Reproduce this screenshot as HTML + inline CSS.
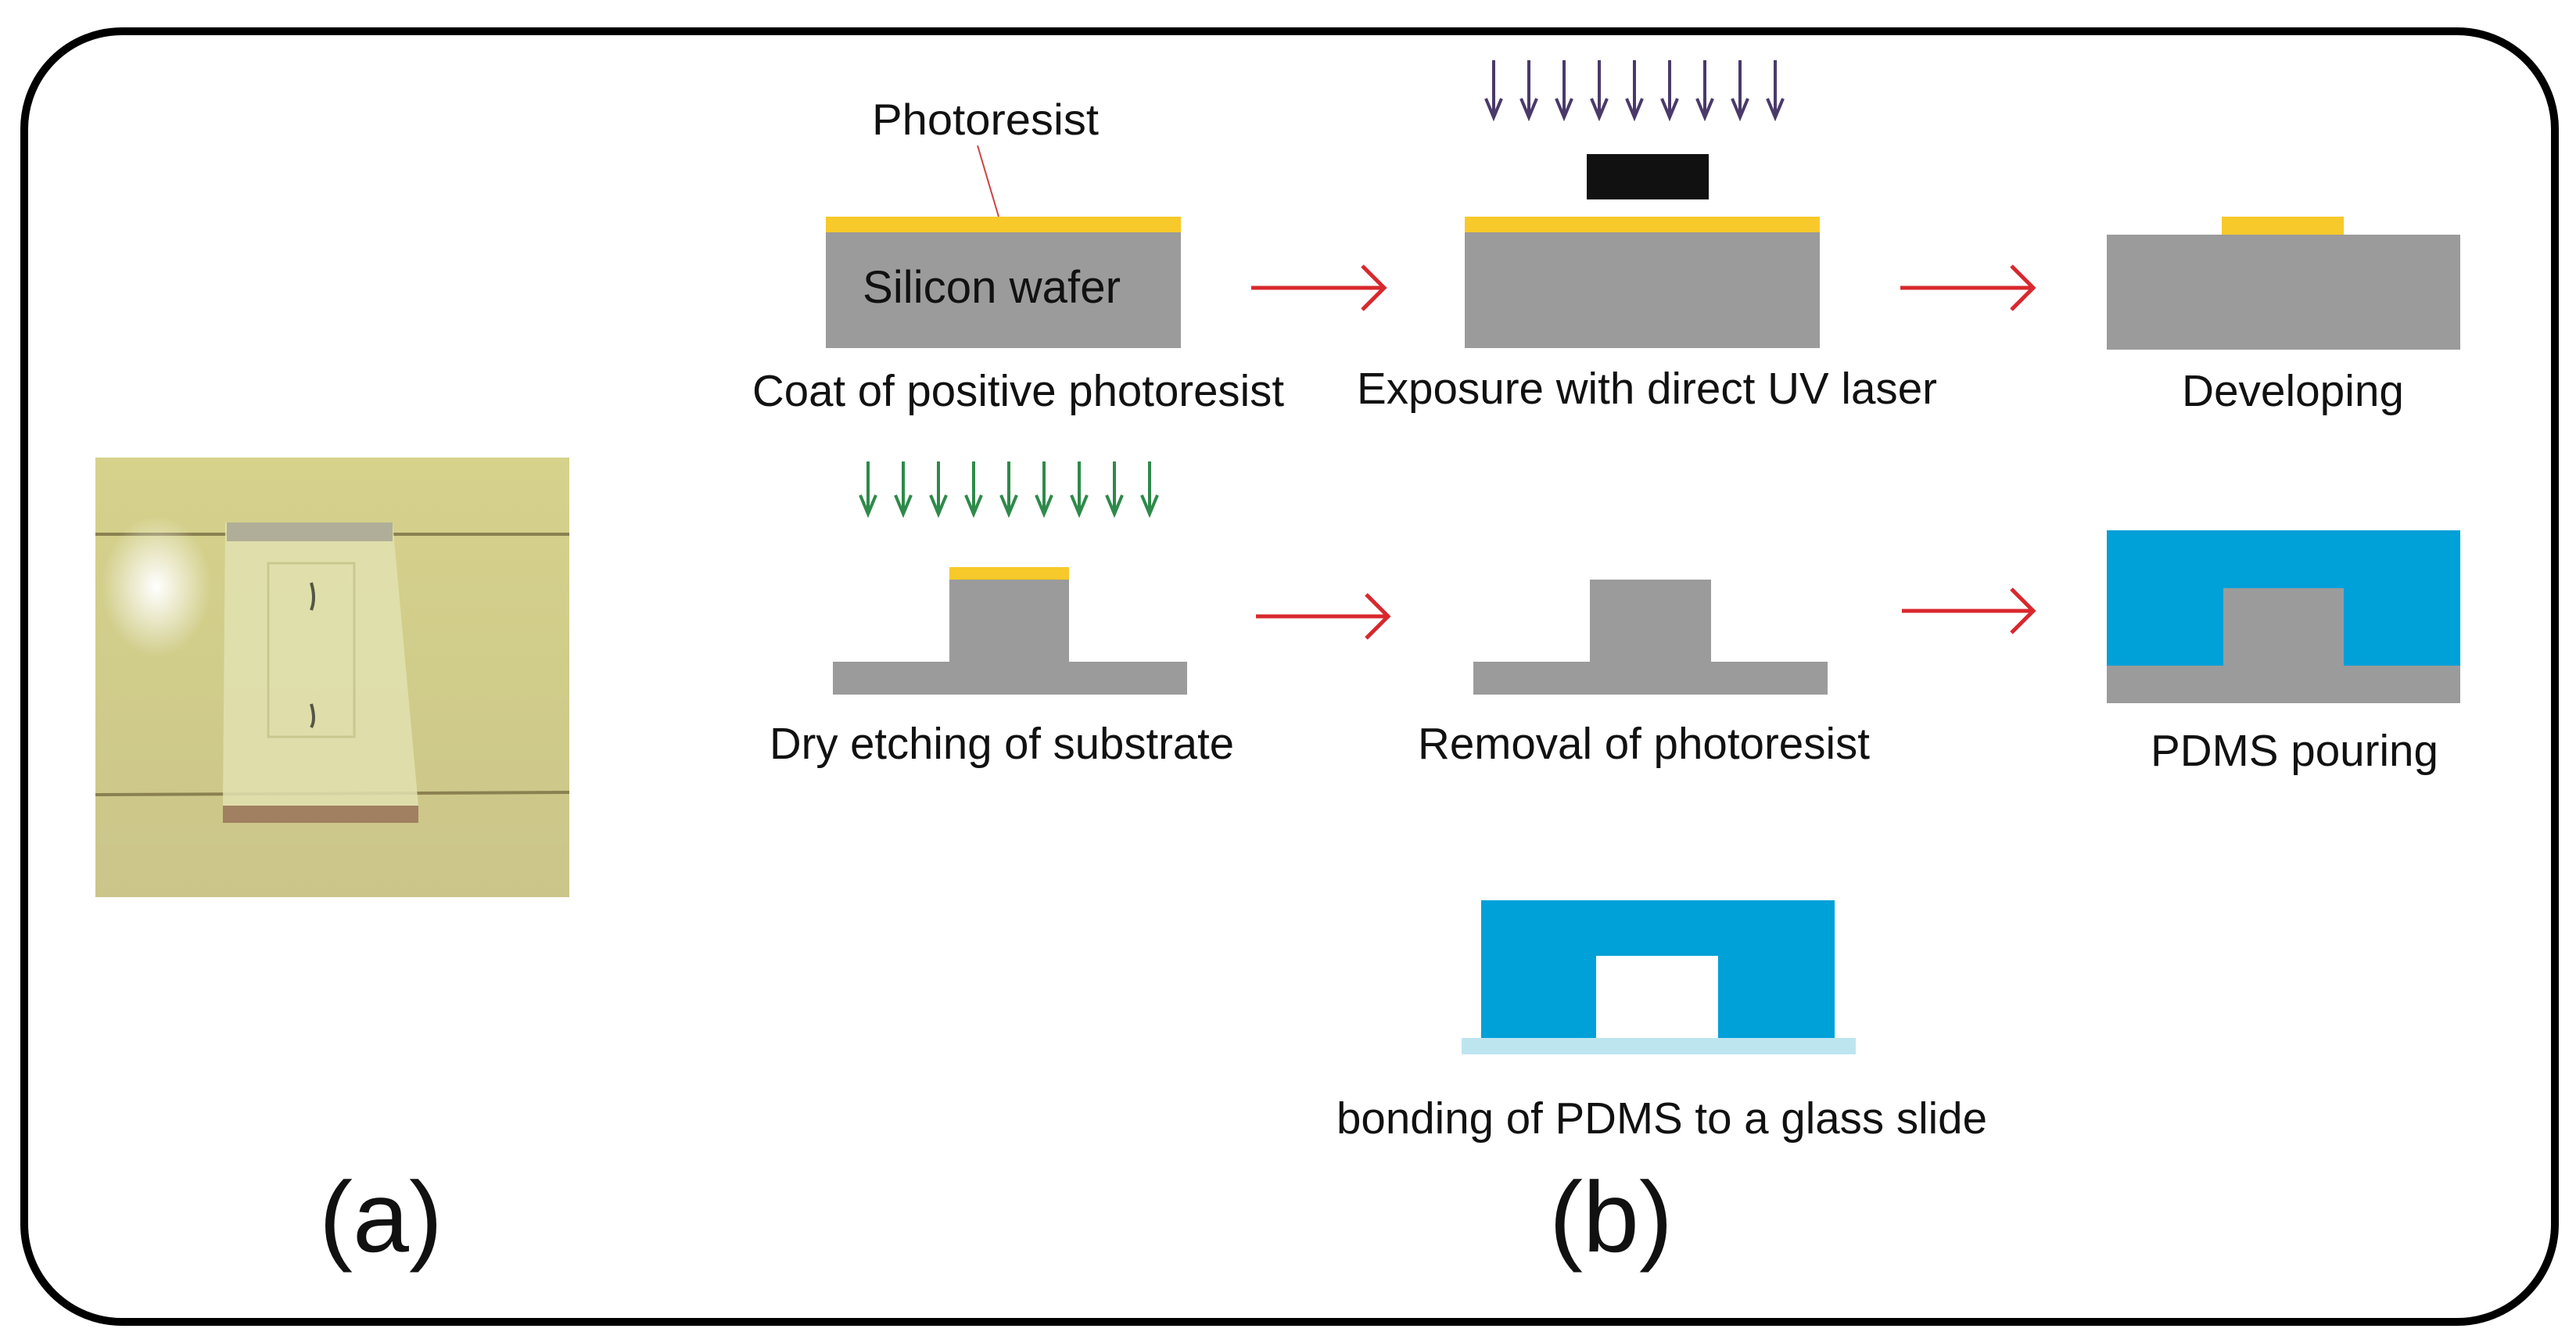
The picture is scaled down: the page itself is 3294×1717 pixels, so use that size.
<!DOCTYPE html>
<html><head><meta charset="utf-8"><style>
html,body{margin:0;padding:0;background:#fff;}
svg{display:block;}
text{font-family:"Liberation Sans",Arial,sans-serif;fill:#111;}
</style></head><body>
<svg width="3294" height="1717" viewBox="0 0 3294 1717" xmlns="http://www.w3.org/2000/svg">
<defs>
<linearGradient id="ph" x1="0" y1="0" x2="0" y2="1">
<stop offset="0" stop-color="#d6d28c"/><stop offset="0.5" stop-color="#d0cc8a"/><stop offset="1" stop-color="#cbc58a"/>
</linearGradient>
<radialGradient id="gl" cx="0.5" cy="0.5" r="0.5">
<stop offset="0" stop-color="#ffffff"/><stop offset="1" stop-color="#ffffff" stop-opacity="0"/>
</radialGradient>
</defs>
<rect width="3294" height="1717" fill="#fff"/>
<rect x="31" y="40" width="3236" height="1650" rx="125" ry="125" fill="none" stroke="#000" stroke-width="10"/>

<!-- photo -->
<rect x="122" y="585" width="606" height="562" fill="url(#ph)"/>
<line x1="122" y1="683" x2="728" y2="683" stroke="#8a8050" stroke-width="4"/>
<line x1="122" y1="1016" x2="728" y2="1013" stroke="#8a8050" stroke-width="4"/>
<polygon points="288,668 502,668 535,1030 285,1030" fill="#e2e2b0" opacity="0.85"/>
<rect x="290" y="668" width="212" height="24" fill="#b0ae98"/>
<rect x="285" y="1030" width="250" height="22" fill="#a08060"/>
<rect x="343" y="720" width="110" height="222" fill="none" stroke="#c8c890" stroke-width="3"/>
<path d="M398 745 q6 20 0 35" stroke="#554" stroke-width="4" fill="none"/>
<path d="M398 900 q6 20 0 30" stroke="#554" stroke-width="4" fill="none"/>
<ellipse cx="200" cy="750" rx="70" ry="90" fill="url(#gl)"/>

<!-- Row 1 -->
<text x="1260" y="172" font-size="56" text-anchor="middle" textLength="290" lengthAdjust="spacingAndGlyphs">Photoresist</text>
<line x1="1250" y1="186" x2="1277" y2="277" stroke="#c44" stroke-width="2"/>
<rect x="1056" y="277" width="454" height="20" fill="#f7c92a"/>
<rect x="1056" y="297" width="454" height="148" fill="#9b9b9b"/>
<text x="1268" y="387" font-size="58" text-anchor="middle" textLength="330" lengthAdjust="spacingAndGlyphs">Silicon wafer</text>

<g stroke="#d8282e" stroke-width="5" fill="none">
<line x1="1600" y1="368" x2="1768" y2="368"/><path d="M1742 340 L1770 368 L1742 396"/>
<line x1="2430" y1="368" x2="2598" y2="368"/><path d="M2572 340 L2600 368 L2572 396"/>
<line x1="1606" y1="788" x2="1773" y2="788"/><path d="M1747 760 L1775 788 L1747 816"/>
<line x1="2432" y1="781" x2="2598" y2="781"/><path d="M2572 753 L2600 781 L2572 809"/>
</g>

<g stroke="#4a3a6a" stroke-width="4" fill="none">
<g id="uv">
<line x1="1910" y1="77" x2="1910" y2="148"/><path d="M1900 126 L1910 150 L1920 126"/>
</g>
<use href="#uv" x="45"/><use href="#uv" x="90"/><use href="#uv" x="135"/><use href="#uv" x="180"/>
<use href="#uv" x="225"/><use href="#uv" x="270"/><use href="#uv" x="315"/><use href="#uv" x="360"/>
</g>
<rect x="2029" y="197" width="156" height="58" fill="#111"/>
<rect x="1873" y="277" width="454" height="20" fill="#f7c92a"/>
<rect x="1873" y="297" width="454" height="148" fill="#9b9b9b"/>

<rect x="2841" y="277" width="156" height="23" fill="#f7c92a"/>
<rect x="2694" y="300" width="452" height="147" fill="#9b9b9b"/>

<text x="1302" y="519" font-size="57" text-anchor="middle" textLength="680" lengthAdjust="spacingAndGlyphs">Coat of positive photoresist</text>
<text x="2106" y="516" font-size="57" text-anchor="middle" textLength="742" lengthAdjust="spacingAndGlyphs">Exposure with direct UV laser</text>
<text x="2932" y="519" font-size="57" text-anchor="middle" textLength="284" lengthAdjust="spacingAndGlyphs">Developing</text>

<!-- Row 2 -->
<g stroke="#2e8a4a" stroke-width="4" fill="none">
<g id="gr">
<line x1="1110" y1="590" x2="1110" y2="655"/><path d="M1100 633 L1110 657 L1120 633"/>
</g>
<use href="#gr" x="45"/><use href="#gr" x="90"/><use href="#gr" x="135"/><use href="#gr" x="180"/>
<use href="#gr" x="225"/><use href="#gr" x="270"/><use href="#gr" x="315"/><use href="#gr" x="360"/>
</g>
<rect x="1214" y="725" width="153" height="16" fill="#f7c92a"/>
<rect x="1214" y="741" width="153" height="106" fill="#9b9b9b"/>
<rect x="1065" y="846" width="453" height="42" fill="#9b9b9b"/>

<rect x="2033" y="741" width="155" height="106" fill="#9b9b9b"/>
<rect x="1884" y="846" width="453" height="42" fill="#9b9b9b"/>

<rect x="2694" y="678" width="452" height="173" fill="#00a0d8"/>
<rect x="2843" y="752" width="154" height="100" fill="#9b9b9b"/>
<rect x="2694" y="851" width="452" height="48" fill="#9b9b9b"/>

<text x="1281" y="970" font-size="57" text-anchor="middle" textLength="594" lengthAdjust="spacingAndGlyphs">Dry etching of substrate</text>
<text x="2102" y="970" font-size="57" text-anchor="middle" textLength="578" lengthAdjust="spacingAndGlyphs">Removal of photoresist</text>
<text x="2934" y="979" font-size="57" text-anchor="middle" textLength="368" lengthAdjust="spacingAndGlyphs">PDMS pouring</text>

<!-- Bonding -->
<rect x="1894" y="1151" width="452" height="176" fill="#00a0d8"/>
<rect x="2041" y="1222" width="156" height="106" fill="#fff"/>
<rect x="1869" y="1327" width="504" height="21" fill="#bde5f0"/>
<text x="2125" y="1449" font-size="57" text-anchor="middle" textLength="832" lengthAdjust="spacingAndGlyphs">bonding of PDMS to a glass slide</text>

<text x="487" y="1600" font-size="128" text-anchor="middle" textLength="158" lengthAdjust="spacingAndGlyphs">(a)</text>
<text x="2060" y="1600" font-size="128" text-anchor="middle" textLength="158" lengthAdjust="spacingAndGlyphs">(b)</text>
</svg>
</body></html>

*Task instructions*
Transcribe the preceding listing in its entirety and with exact wording, leaving out pictures.

*Exercise answer*
Reproduce this screenshot as HTML + inline CSS.
The picture is scaled down: the page itself is 3294×1717 pixels, so use that size.
<!DOCTYPE html>
<html><head><meta charset="utf-8"><style>
html,body{margin:0;padding:0;background:#fff;}
svg{display:block;}
text{font-family:"Liberation Sans",Arial,sans-serif;fill:#111;}
</style></head><body>
<svg width="3294" height="1717" viewBox="0 0 3294 1717" xmlns="http://www.w3.org/2000/svg">
<defs>
<linearGradient id="ph" x1="0" y1="0" x2="0" y2="1">
<stop offset="0" stop-color="#d6d28c"/><stop offset="0.5" stop-color="#d0cc8a"/><stop offset="1" stop-color="#cbc58a"/>
</linearGradient>
<radialGradient id="gl" cx="0.5" cy="0.5" r="0.5">
<stop offset="0" stop-color="#ffffff"/><stop offset="1" stop-color="#ffffff" stop-opacity="0"/>
</radialGradient>
</defs>
<rect width="3294" height="1717" fill="#fff"/>
<rect x="31" y="40" width="3236" height="1650" rx="125" ry="125" fill="none" stroke="#000" stroke-width="10"/>

<!-- photo -->
<rect x="122" y="585" width="606" height="562" fill="url(#ph)"/>
<line x1="122" y1="683" x2="728" y2="683" stroke="#8a8050" stroke-width="4"/>
<line x1="122" y1="1016" x2="728" y2="1013" stroke="#8a8050" stroke-width="4"/>
<polygon points="288,668 502,668 535,1030 285,1030" fill="#e2e2b0" opacity="0.85"/>
<rect x="290" y="668" width="212" height="24" fill="#b0ae98"/>
<rect x="285" y="1030" width="250" height="22" fill="#a08060"/>
<rect x="343" y="720" width="110" height="222" fill="none" stroke="#c8c890" stroke-width="3"/>
<path d="M398 745 q6 20 0 35" stroke="#554" stroke-width="4" fill="none"/>
<path d="M398 900 q6 20 0 30" stroke="#554" stroke-width="4" fill="none"/>
<ellipse cx="200" cy="750" rx="70" ry="90" fill="url(#gl)"/>

<!-- Row 1 -->
<text x="1260" y="172" font-size="56" text-anchor="middle" textLength="290" lengthAdjust="spacingAndGlyphs">Photoresist</text>
<line x1="1250" y1="186" x2="1277" y2="277" stroke="#c44" stroke-width="2"/>
<rect x="1056" y="277" width="454" height="20" fill="#f7c92a"/>
<rect x="1056" y="297" width="454" height="148" fill="#9b9b9b"/>
<text x="1268" y="387" font-size="58" text-anchor="middle" textLength="330" lengthAdjust="spacingAndGlyphs">Silicon wafer</text>

<g stroke="#d8282e" stroke-width="5" fill="none">
<line x1="1600" y1="368" x2="1768" y2="368"/><path d="M1742 340 L1770 368 L1742 396"/>
<line x1="2430" y1="368" x2="2598" y2="368"/><path d="M2572 340 L2600 368 L2572 396"/>
<line x1="1606" y1="788" x2="1773" y2="788"/><path d="M1747 760 L1775 788 L1747 816"/>
<line x1="2432" y1="781" x2="2598" y2="781"/><path d="M2572 753 L2600 781 L2572 809"/>
</g>

<g stroke="#4a3a6a" stroke-width="4" fill="none">
<g id="uv">
<line x1="1910" y1="77" x2="1910" y2="148"/><path d="M1900 126 L1910 150 L1920 126"/>
</g>
<use href="#uv" x="45"/><use href="#uv" x="90"/><use href="#uv" x="135"/><use href="#uv" x="180"/>
<use href="#uv" x="225"/><use href="#uv" x="270"/><use href="#uv" x="315"/><use href="#uv" x="360"/>
</g>
<rect x="2029" y="197" width="156" height="58" fill="#111"/>
<rect x="1873" y="277" width="454" height="20" fill="#f7c92a"/>
<rect x="1873" y="297" width="454" height="148" fill="#9b9b9b"/>

<rect x="2841" y="277" width="156" height="23" fill="#f7c92a"/>
<rect x="2694" y="300" width="452" height="147" fill="#9b9b9b"/>

<text x="1302" y="519" font-size="57" text-anchor="middle" textLength="680" lengthAdjust="spacingAndGlyphs">Coat of positive photoresist</text>
<text x="2106" y="516" font-size="57" text-anchor="middle" textLength="742" lengthAdjust="spacingAndGlyphs">Exposure with direct UV laser</text>
<text x="2932" y="519" font-size="57" text-anchor="middle" textLength="284" lengthAdjust="spacingAndGlyphs">Developing</text>

<!-- Row 2 -->
<g stroke="#2e8a4a" stroke-width="4" fill="none">
<g id="gr">
<line x1="1110" y1="590" x2="1110" y2="655"/><path d="M1100 633 L1110 657 L1120 633"/>
</g>
<use href="#gr" x="45"/><use href="#gr" x="90"/><use href="#gr" x="135"/><use href="#gr" x="180"/>
<use href="#gr" x="225"/><use href="#gr" x="270"/><use href="#gr" x="315"/><use href="#gr" x="360"/>
</g>
<rect x="1214" y="725" width="153" height="16" fill="#f7c92a"/>
<rect x="1214" y="741" width="153" height="106" fill="#9b9b9b"/>
<rect x="1065" y="846" width="453" height="42" fill="#9b9b9b"/>

<rect x="2033" y="741" width="155" height="106" fill="#9b9b9b"/>
<rect x="1884" y="846" width="453" height="42" fill="#9b9b9b"/>

<rect x="2694" y="678" width="452" height="173" fill="#00a0d8"/>
<rect x="2843" y="752" width="154" height="100" fill="#9b9b9b"/>
<rect x="2694" y="851" width="452" height="48" fill="#9b9b9b"/>

<text x="1281" y="970" font-size="57" text-anchor="middle" textLength="594" lengthAdjust="spacingAndGlyphs">Dry etching of substrate</text>
<text x="2102" y="970" font-size="57" text-anchor="middle" textLength="578" lengthAdjust="spacingAndGlyphs">Removal of photoresist</text>
<text x="2934" y="979" font-size="57" text-anchor="middle" textLength="368" lengthAdjust="spacingAndGlyphs">PDMS pouring</text>

<!-- Bonding -->
<rect x="1894" y="1151" width="452" height="176" fill="#00a0d8"/>
<rect x="2041" y="1222" width="156" height="106" fill="#fff"/>
<rect x="1869" y="1327" width="504" height="21" fill="#bde5f0"/>
<text x="2125" y="1449" font-size="57" text-anchor="middle" textLength="832" lengthAdjust="spacingAndGlyphs">bonding of PDMS to a glass slide</text>

<text x="487" y="1600" font-size="128" text-anchor="middle" textLength="158" lengthAdjust="spacingAndGlyphs">(a)</text>
<text x="2060" y="1600" font-size="128" text-anchor="middle" textLength="158" lengthAdjust="spacingAndGlyphs">(b)</text>
</svg>
</body></html>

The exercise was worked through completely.